The most likely cause is an airburst asteroid strike in which the asteroid explodes in the atmosphere, similar to the Chelyabinsk meteor strike in 2013. Given the size of the impact region, it's estimated that the original asteroid was nearly 70 meters across. This would explain why no large impact crater has been found.
Fragments of Chelyabinsk were discovered soon after the impact. But, in the case of the Tunguska event, there were no fragments. This causes several assumptions on the cause of events such as a massive leak of natural gas, or even the explosion of an alien spacecraft.
A new study shedding light on the event again, suggests that there are no fragments because the asteroid didn't fragment after all. Instead, it glanced off Earth's atmosphere.
(Excerpt) Read more at techexplorist.com ...
I liked the “small black hole impact” theory I read many years ago.
Ancient alien astronaut theorists generally agree that the Tunguska Event was caused by Nicoli Tesla accidentally misdirecting his death-ray.
I have to ask myself if such a thing is possible,..........and the answer is yes, yes it is.
It seems to me it should leave a radiation signature - e.g., evidence of a burst of gamma rays.
Eh, who needs evidence when you can just wildly speculate?
True! Evidence spoils the conversation.
I probably posted something in that too. No guarantee that that it really is an impact artifact, but, it is interesting.

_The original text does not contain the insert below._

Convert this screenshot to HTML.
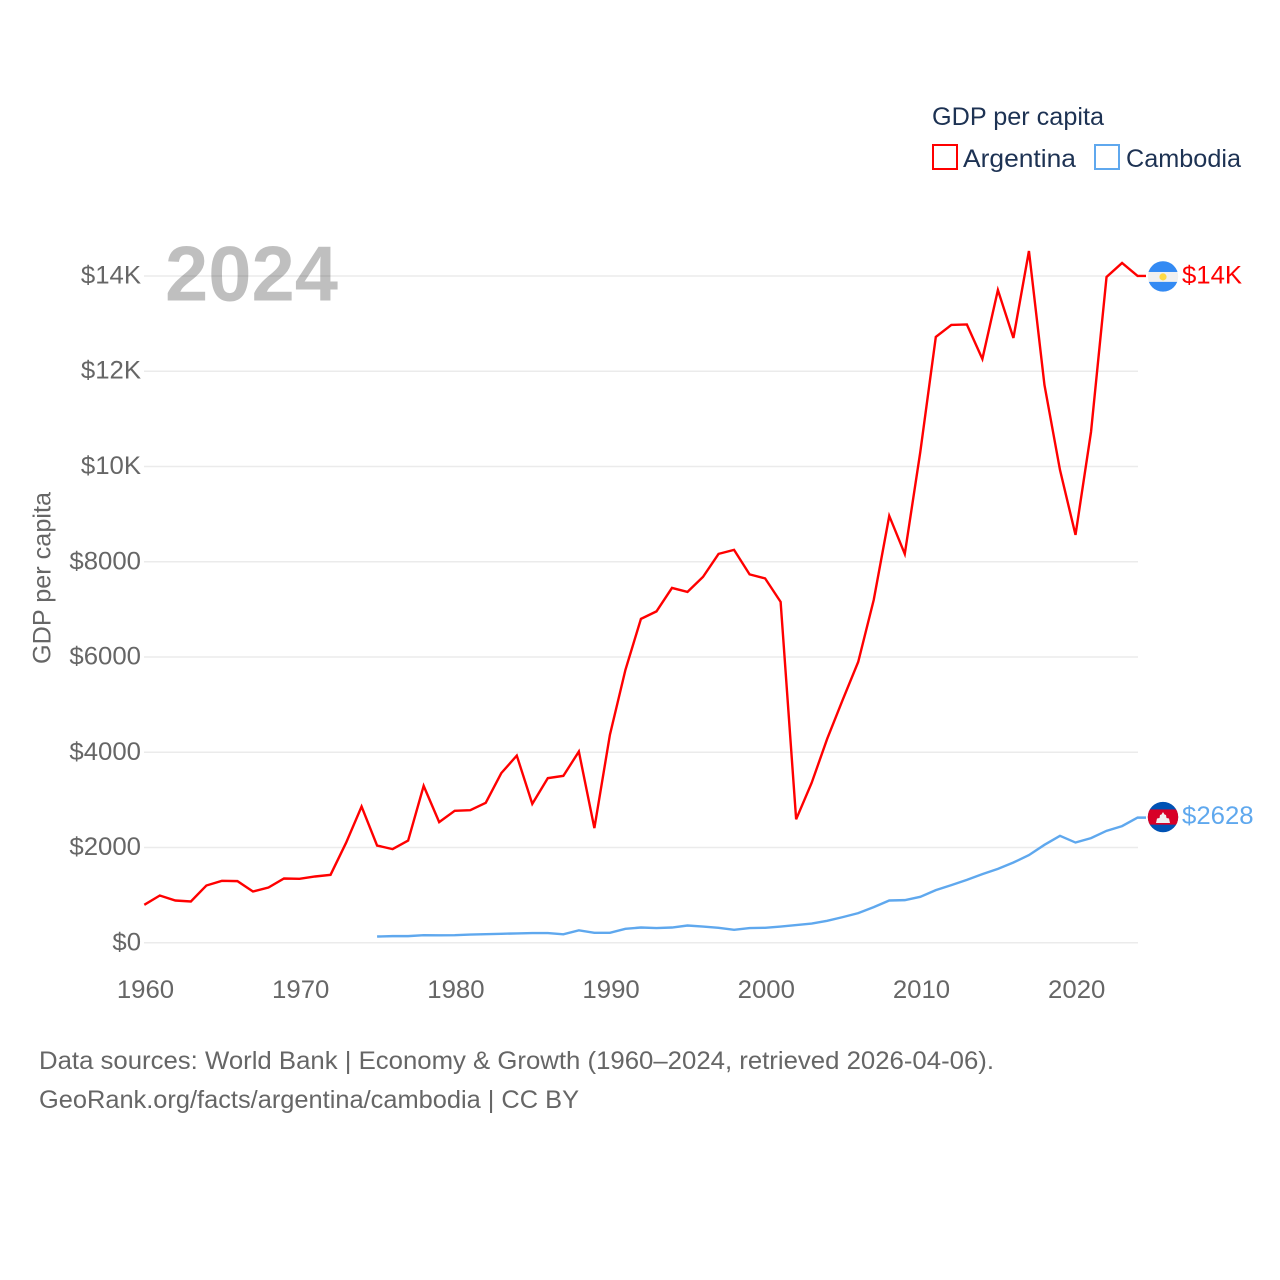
<!DOCTYPE html>
<html lang="en">
<head>
<meta charset="utf-8">
<title>GDP per capita: Argentina and Cambodia</title>
<style>
html,body{margin:0;padding:0;background:#fff;width:1280px;height:1280px;overflow:hidden}
svg{display:block}
text{font-family:"Liberation Sans",sans-serif}
</style>
</head>
<body>
<svg id="chart" xmlns="http://www.w3.org/2000/svg" width="1280" height="1280" viewBox="0 0 1280 1280">
  <g id="grid"></g>
  <g id="yticks"></g>
  <g id="xticks"></g>
  <text transform="translate(50.5,664) rotate(-90)" font-size="25" fill="#666" textLength="172" lengthAdjust="spacingAndGlyphs">GDP per capita</text>
  <g id="series"></g>
  <text x="165" y="300.5" font-size="78" font-weight="700" fill="#000" fill-opacity="0.25" textLength="173" lengthAdjust="spacingAndGlyphs">2024</text>

  <g>
    <text x="932" y="125" font-size="25" fill="#1d3253" textLength="172" lengthAdjust="spacingAndGlyphs">GDP per capita</text>
    <g>
      <rect x="933" y="145" width="24" height="24" fill="#fff" stroke="#ff0000" stroke-width="2"></rect>
      <text x="963" y="167" font-size="25" fill="#1d3253" textLength="113" lengthAdjust="spacingAndGlyphs">Argentina</text>
    </g>
    <g>
      <rect x="1095" y="145" width="24" height="24" fill="#fff" stroke="#5fa8ee" stroke-width="2"></rect>
      <text x="1126" y="167" font-size="25" fill="#1d3253" textLength="115" lengthAdjust="spacingAndGlyphs">Cambodia</text>
    </g>
  </g>

  <defs>
    <clipPath id="flag-clip"><circle cx="0" cy="0" r="15.2"></circle></clipPath>
  </defs>
  <g id="flag-ar" clip-path="url(#flag-clip)">
    <rect x="-16" y="-16" width="32" height="32" fill="#f0f0f0"></rect>
    <rect x="-16" y="-16" width="32" height="11.5" fill="#338af3"></rect>
    <rect x="-16" y="5.4" width="32" height="11" fill="#338af3"></rect>
    <circle cx="0" cy="0.4" r="3.6" fill="#ffda44"></circle>
  </g>
  <g id="flag-kh" clip-path="url(#flag-clip)">
    <rect x="-16" y="-16" width="32" height="32" fill="#0052b4"></rect>
    <rect x="-16" y="-7.6" width="32" height="15.2" fill="#d80027"></rect>
    <polygon points="-7,6 -6,1.5 -3.5,1 -3,-2 -1.5,-2.5 0,-5 1.5,-2.5 3,-2 3.5,1 6,1.5 7,6" fill="#f0f0f0"></polygon>
  </g>
  <text id="end-ar" x="1182" font-size="25" fill="#ff0000"></text>
  <text id="end-kh" x="1182" font-size="25" fill="#5fa8ee"></text>

  <text x="39" y="1069" font-size="25" fill="#666" textLength="955" lengthAdjust="spacingAndGlyphs">Data sources: World Bank | Economy &amp; Growth (1960–2024, retrieved 2026-04-06).</text>
  <text x="39" y="1108" font-size="25" fill="#666" textLength="540" lengthAdjust="spacingAndGlyphs">GeoRank.org/facts/argentina/cambodia | CC BY</text>
</svg>
<script>
const yTickValues = [0, 2000, 4000, 6000, 8000, 10000, 12000, 14000];
const yTickLabels = ["$0", "$2000", "$4000", "$6000", "$8000", "$10K", "$12K", "$14K"];
const xTickYears = [1960, 1970, 1980, 1990, 2000, 2010, 2020];
const argentinaStartYear = 1960;
const argentinaValues = [798, 993, 888, 867, 1203, 1301, 1295, 1077, 1161, 1350,
  1343, 1392, 1427, 2099, 2861, 2042, 1967, 2147, 3295, 2533,
  2771, 2785, 2939, 3562, 3931, 2918, 3457, 3505, 4015, 2408,
  4366, 5730, 6801, 6958, 7451, 7367, 7682, 8165, 8249, 7735,
  7651, 7158, 2592, 3358, 4282, 5101, 5898, 7200, 8963, 8165,
  10306, 12720, 12972, 12982, 12258, 13706, 12699, 14525, 11712, 9928,
  8564, 10726, 13979, 14273, 14000];
const cambodiaStartYear = 1975;
const cambodiaValues = [132, 140, 140, 160, 157, 160, 172, 180, 189, 197,
  204, 204, 178, 262, 210, 210, 294, 321, 309, 321,
  363, 342, 315, 273, 309, 315, 342, 372, 405, 462,
  539, 623, 749, 888, 896, 966, 1106, 1211, 1322, 1442,
  1553, 1686, 1841, 2057, 2246, 2105, 2198, 2351, 2450, 2628];
const argentinaEndLabel = "$14K";
const cambodiaEndLabel = "$2628";

const SVG_NS = "http://www.w3.org/2000/svg";
const xScale = function (year) { return 144.3 + (year - 1960) * 15.52; };
const yScale = function (value) { return 942.8 - value * 0.04763; };
const PLOT_LEFT = 144;
const PLOT_RIGHT = 1138;
const CONNECTOR_END = 1146;

function make(tag, parent) {
  const el = document.createElementNS(SVG_NS, tag);
  parent.appendChild(el);
  return el;
}
function stretch(el, factor) {
  el.setAttribute("textLength", (el.getComputedTextLength() * factor).toFixed(1));
  el.setAttribute("lengthAdjust", "spacingAndGlyphs");
}

const gridGroup = document.getElementById("grid");
const yTickGroup = document.getElementById("yticks");
yTickValues.forEach(function (value, i) {
  const line = make("line", gridGroup);
  
  
  line.setAttribute("x1", PLOT_LEFT);
  line.setAttribute("x2", PLOT_RIGHT);
  line.setAttribute("y1", yScale(value));
  line.setAttribute("y2", yScale(value));
  line.setAttribute("stroke", "#ebebeb");
  line.setAttribute("stroke-width", "1.5");

  const label = make("text", yTickGroup);
  
  
  label.setAttribute("x", 141);
  label.setAttribute("y", yScale(value) + 7.5);
  label.setAttribute("text-anchor", "end");
  label.setAttribute("font-size", "25");
  label.setAttribute("fill", "#666");
  label.textContent = yTickLabels[i];
  stretch(label, 1.03);
});

const xTickGroup = document.getElementById("xticks");
xTickYears.forEach(function (year) {
  const label = make("text", xTickGroup);
  
  
  label.setAttribute("x", xScale(year) + 1.2);
  label.setAttribute("y", 998);
  label.setAttribute("text-anchor", "middle");
  label.setAttribute("font-size", "25");
  label.setAttribute("fill", "#666");
  label.textContent = String(year);
  stretch(label, 1.03);
});

function pathFor(startYear, values) {
  const pts = values.map(function (v, i) {
    return xScale(startYear + i).toFixed(2) + "," + yScale(v).toFixed(2);
  });
  pts.push(CONNECTOR_END + "," + yScale(values[values.length - 1]).toFixed(2));
  return "M" + pts.join("L");
}
const seriesGroup = document.getElementById("series");

const argentinaLine = make("path", seriesGroup);


argentinaLine.setAttribute("d", pathFor(argentinaStartYear, argentinaValues));
argentinaLine.setAttribute("fill", "none");
argentinaLine.setAttribute("stroke", "#ff0000");
argentinaLine.setAttribute("stroke-width", "2.4");
argentinaLine.setAttribute("stroke-linejoin", "miter");

const cambodiaLine = make("path", seriesGroup);


cambodiaLine.setAttribute("d", pathFor(cambodiaStartYear, cambodiaValues));
cambodiaLine.setAttribute("fill", "none");
cambodiaLine.setAttribute("stroke", "#5fa8ee");
cambodiaLine.setAttribute("stroke-width", "2.4");
cambodiaLine.setAttribute("stroke-linejoin", "miter");

const argentinaEndY = yScale(argentinaValues[argentinaValues.length - 1]);
const cambodiaEndY = yScale(cambodiaValues[cambodiaValues.length - 1]);
document.getElementById("flag-ar").setAttribute("transform", "translate(1163," + (argentinaEndY + 0.5) + ")");
document.getElementById("flag-kh").setAttribute("transform", "translate(1163," + (cambodiaEndY - 0.6) + ")");

const endAr = document.getElementById("end-ar");
endAr.setAttribute("y", argentinaEndY + 7.5);
endAr.textContent = argentinaEndLabel;
stretch(endAr, 1.03);

const endKh = document.getElementById("end-kh");
endKh.setAttribute("y", cambodiaEndY + 6.5);
endKh.textContent = cambodiaEndLabel;
stretch(endKh, 1.03);
</script>
</body>
</html>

I never believed that it was a comet. Not enough damage, imho.
Of interest:
Sandia supercomputers offer new explanation of Tunguska disaster
https://share-ng.sandia.gov/news/resources/releases/2007/asteroid.html
The TV guy? Half Greek, Half Austrian. Born in Switzerland.
Hey, nice! Thanks for the link.
Can’t recall what channel, but back when I had satellite I watched a documentary which preceded the supercomputer simulation, which included firing a high speed projectile into sand in a chamber.
It was that simulation which led to the air burst theory, even matching the butterfly pattern in the laboratory.
I can’t recall if they created airbursts, but it seems likely since I have a memory of a sand floor with little sticks laying out flattened in a butterfly pattern.
It was an excellent demonstration of good science.
Until I looked tonight, I’d never seen the Sandia simulations.
At the risk of sounding like an echo, it was Aliens.
;o])
‘Face
Yeah, I think they misjudged the distance during their warp jump. ;^)
:^)
https://www.freerepublic.com/focus/chat/3849429/posts?page=29#29
https://www.freerepublic.com/focus/chat/3849429/posts?page=31#31
See? Even the *experts agree!
*an ex- is a has-been and a spurt is a drip under pressure
;o])
‘Face
On the possibility of through passage of asteroid bodies across the Earth’s atmosphere
Daniil E Khrennikov, Andrei K Titov, Alexander E Ershov, Vladimir I Pariev, Sergei V Karpov
Monthly Notices of the Royal Astronomical Society, Volume 493, Issue 1, March 2020, Pages 1344–1351, https://doi.org/10.1093/mnras/staa329
Published: 04 February 2020 Article history
https://academic.oup.com/mnras/article/493/1/1344/5722124?login=true
ABSTRACT
We have studied the conditions of through passage of asteroids with diameters 200, 100, and 50 m, consisting of three types of materials – iron, stone, and water ice, across the Earth’s atmosphere with a minimum trajectory altitude in the range 10–15 km. The conditions of this passage with a subsequent exit into outer space with the preservation of a substantial fraction of the initial mass have been found. The results obtained support our idea explaining one of the long-standing problems of astronomy – the Tunguska phenomenon, which has not received reasonable and comprehensive interpretations to date. We argue that the Tunguska event was caused by an iron asteroid body, which passed through the Earth’s atmosphere and continued to the near-solar orbit.